If you have a $500k mortgage and $50k in your mortgage offset account, interest on your mortgage will only be calculated on $450k.
You'll also accumulate all those lovely points on your card which you can then exchange for cash back.
If you lack the discipline to leave money sitting in an account like that, or you worry you'll overspend on your card, do this instead.
Assuming you have a principal-and-interest loan, split your monthly mortgage payment in two and pay it fortnightly instead on monthly.
A $500k mortgage over 30 years at 6.5% will cost you $3,160 a month, and $637,722 in interest.
Pay $1,580 a fortnight instead (half of $3,160), and you’ll pay off your mortgage six years earlier and save $146,869 in interest!
This is a biggie.
If you wait to have left-over money to invest, you'll never do it.
If you wait till you're earning more money, you'll never do it.
The two most important elements of investing are ‘time in the market' (starting early so the magic of compounding can happen), and fees.
Leverage is also important but for 99%, it only applies when investing in real estate.
I'm going to give this to you as bluntly as I can.
- Do NOT try and trade stocks or you will lose.
- Do NOT try and time the market or you will lose. The only exception is when you first get in. If you can buy when the market has crashed, you're effectively buying when everything is on sale. If you're in any doubt about the fallacy of timing the market, read Tony Robbins' book, Unshakable.
- Do NOT get a financial advisor. You don't need one.
- Do NOT invest in ANY managed fund that is actively managed (meaning they buy and sell stocks).

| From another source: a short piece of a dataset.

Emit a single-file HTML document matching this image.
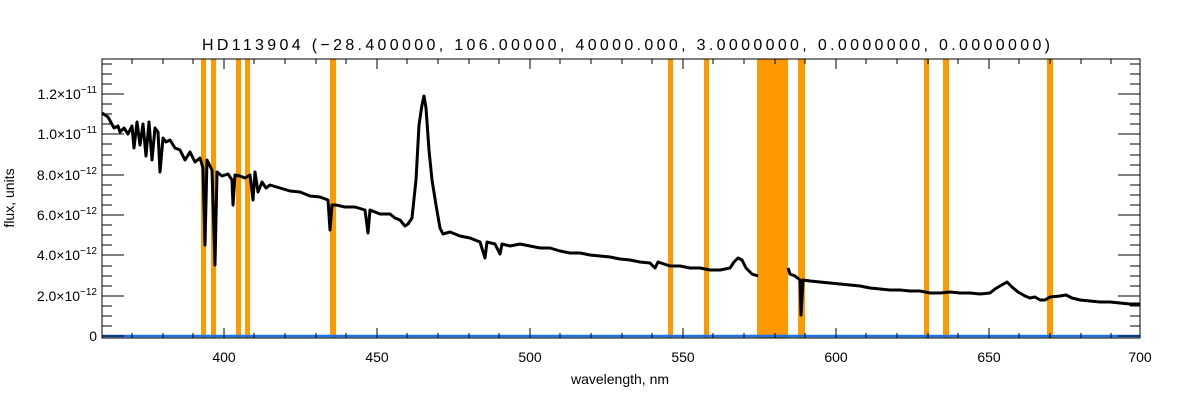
<!DOCTYPE html>
<html><head><meta charset="utf-8"><style>
html,body{margin:0;padding:0;background:#fff;}
svg{display:block;}
text{font-family:"Liberation Sans",sans-serif;font-size:14px;fill:#000;}
</style></head><body>
<svg width="1200" height="400" viewBox="0 0 1200 400">
<text x="202" y="50" textLength="848" lengthAdjust="spacing" style="font-size:16px">HD113904    (−28.400000, 106.00000, 40000.000, 3.0000000, 0.0000000, 0.0000000)</text>
<g fill="#ff9900">
<rect x="201" y="59" width="5" height="279"/>
<rect x="211" y="59" width="5" height="279"/>
<rect x="236" y="59" width="5" height="279"/>
<rect x="245" y="59" width="5" height="279"/>
<rect x="330" y="59" width="6" height="279"/>
<rect x="668" y="59" width="5" height="279"/>
<rect x="704" y="59" width="5" height="279"/>
<rect x="757" y="59" width="31" height="279"/>
<rect x="798" y="59" width="7" height="279"/>
<rect x="924" y="59" width="5" height="279"/>
<rect x="943" y="59" width="6" height="279"/>
<rect x="1047" y="59" width="6" height="279"/>
</g>
<g fill="none" stroke="#000" stroke-width="3" stroke-linejoin="round">
<polyline points="102,113 108,117 114,128 118,126 120,132 124,128 128,134 132,126 134,148 137,122 140,145 143,124 146,156 149,122 152,160 155,128 158,132 160,172 163,138 166,142 170,140 175,148 180,150 185,160 190,152 195,162 200,158 203,168 205,245 207,160 212,170 215,265 217,172 222,176 228,174 232,180 233,205 235,175 240,176 245,178 250,175 253,200 255,172 258,192 262,182 266,188 270,185 280,188 290,191 300,192 310,196 320,197 328,200 330,230 332,205 336,205 345,207 355,207 365,210 368,233 370,210 380,214 390,214 395,218 400,220 405,226 408,224 412,218 416,180 419,125 422,105 424,96 426,108 429,150 432,180 436,205 440,228 443,234 450,232 460,236 470,238 480,242 485,258 487,242 495,244 500,254 502,244 510,246 520,244 530,246 540,248 550,248 560,251 570,253 580,253 590,255 600,256 610,257 620,259 630,260 640,262 650,263 655,268 658,262 670,266 680,266 690,268 700,268 710,270 720,270 730,268 734,262 738,258 742,260 746,268 752,274 758,276"/>
<polyline points="788,268 790,274 795,276 800,280 801,315 803,280 810,281 820,282 830,283 840,284 850,285 860,286 870,288 880,289 890,290 900,290 910,291 920,291 930,293 940,293 950,292 960,293 970,293 980,294 990,293 995,289 1000,286 1007,282 1012,287 1018,292 1025,296 1030,298 1035,297 1040,300 1045,300 1050,297 1060,296 1066,295 1072,298 1080,300 1090,301 1100,302 1110,302 1120,303 1130,304 1140,304"/>
</g>
<line x1="102" y1="336" x2="1140" y2="336" stroke="#1a73e8" stroke-width="2.5"/>
<rect x="102" y="59" width="1038" height="279" fill="none" stroke="#000" stroke-width="1"/>
<g stroke="#000" stroke-width="1">
<path d="M102,336h22M102,296h22M102,255h22M102,215h22M102,175h22M102,134h22M102,94h22
M1140,336h-22M1140,296h-22M1140,255h-22M1140,215h-22M1140,175h-22M1140,134h-22M1140,94h-22"/>
<path d="M102,326h10M102,316h10M102,306h10M102,286h10M102,276h10M102,266h10M102,245h10M102,235h10M102,225h10M102,205h10M102,195h10M102,185h10M102,165h10M102,155h10M102,144h10M102,124h10M102,114h10M102,104h10M102,84h10M102,74h10M102,64h10
M1140,326h-10M1140,316h-10M1140,306h-10M1140,286h-10M1140,276h-10M1140,266h-10M1140,245h-10M1140,235h-10M1140,225h-10M1140,205h-10M1140,195h-10M1140,185h-10M1140,165h-10M1140,155h-10M1140,144h-10M1140,124h-10M1140,114h-10M1140,104h-10M1140,84h-10M1140,74h-10M1140,64h-10"/>
<path d="M224,338v-10M377,338v-10M530,338v-10M683,338v-10M836,338v-10M989,338v-10
M224,59v10M377,59v10M530,59v10M683,59v10M836,59v10M989,59v10
M132,338v-5M163,338v-5M193,338v-5M254,338v-5M285,338v-5M316,338v-5M346,338v-5M407,338v-5M438,338v-5M469,338v-5M499,338v-5M560,338v-5M591,338v-5M622,338v-5M652,338v-5M713,338v-5M744,338v-5M775,338v-5M805,338v-5M866,338v-5M897,338v-5M928,338v-5M958,338v-5M1019,338v-5M1050,338v-5M1081,338v-5M1111,338v-5
M132,59v5M163,59v5M193,59v5M254,59v5M285,59v5M316,59v5M346,59v5M407,59v5M438,59v5M469,59v5M499,59v5M560,59v5M591,59v5M622,59v5M652,59v5M713,59v5M744,59v5M775,59v5M805,59v5M866,59v5M897,59v5M928,59v5M958,59v5M1019,59v5M1050,59v5M1081,59v5M1111,59v5"/>
</g>
<g text-anchor="end">
<text x="97" y="341">0</text>
<text x="97" y="301">2.0×10<tspan dy="-6" style="font-size:10px">−12</tspan></text>
<text x="97" y="260">4.0×10<tspan dy="-6" style="font-size:10px">−12</tspan></text>
<text x="97" y="220">6.0×10<tspan dy="-6" style="font-size:10px">−12</tspan></text>
<text x="97" y="180">8.0×10<tspan dy="-6" style="font-size:10px">−12</tspan></text>
<text x="97" y="139">1.0×10<tspan dy="-6" style="font-size:10px">−11</tspan></text>
<text x="97" y="99">1.2×10<tspan dy="-6" style="font-size:10px">−11</tspan></text>
</g>
<g text-anchor="middle">
<text x="224" y="362">400</text>
<text x="377" y="362">450</text>
<text x="530" y="362">500</text>
<text x="683" y="362">550</text>
<text x="836" y="362">600</text>
<text x="989" y="362">650</text>
<text x="1140" y="362">700</text>
<text x="620" y="384">wavelength, nm</text>
</g>
<text transform="translate(14,198) rotate(-90)" text-anchor="middle">flux, units</text>
</svg>
</body></html>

The fees will destroy your earnings.
What do I recommend?
I recommend the same thing Warren Buffet has recommended since time immemorial.
Set aside at least 10% of every dollar you earn (much more if you can) and automatically deposit it into a Vanguard Index Fund.
Since as much as 95% of stock traders never beat the index, you'll be way ahead of the game.
It isn't sexy, I know, but the fees are minuscule and the tax benefits are real.
That means most of the earnings go to you.
Then, and this is key, DON'T TOUCH IT.
Don't fiddle with it and don't withdraw it till you're old and crusty.
Let compounding do its thing.
To diversify further, get yourself a few index funds across different groups.
The thing here is to stay in the market.
Every time it goes up, you win.
Ever time it goes down, your regular contributions buys more units (because everything's cheap).
Got it? You sure? Good.
Alright, there's obviously much more we could cover here but if you follow these guidelines, you'll be ahead of almost everyone you know.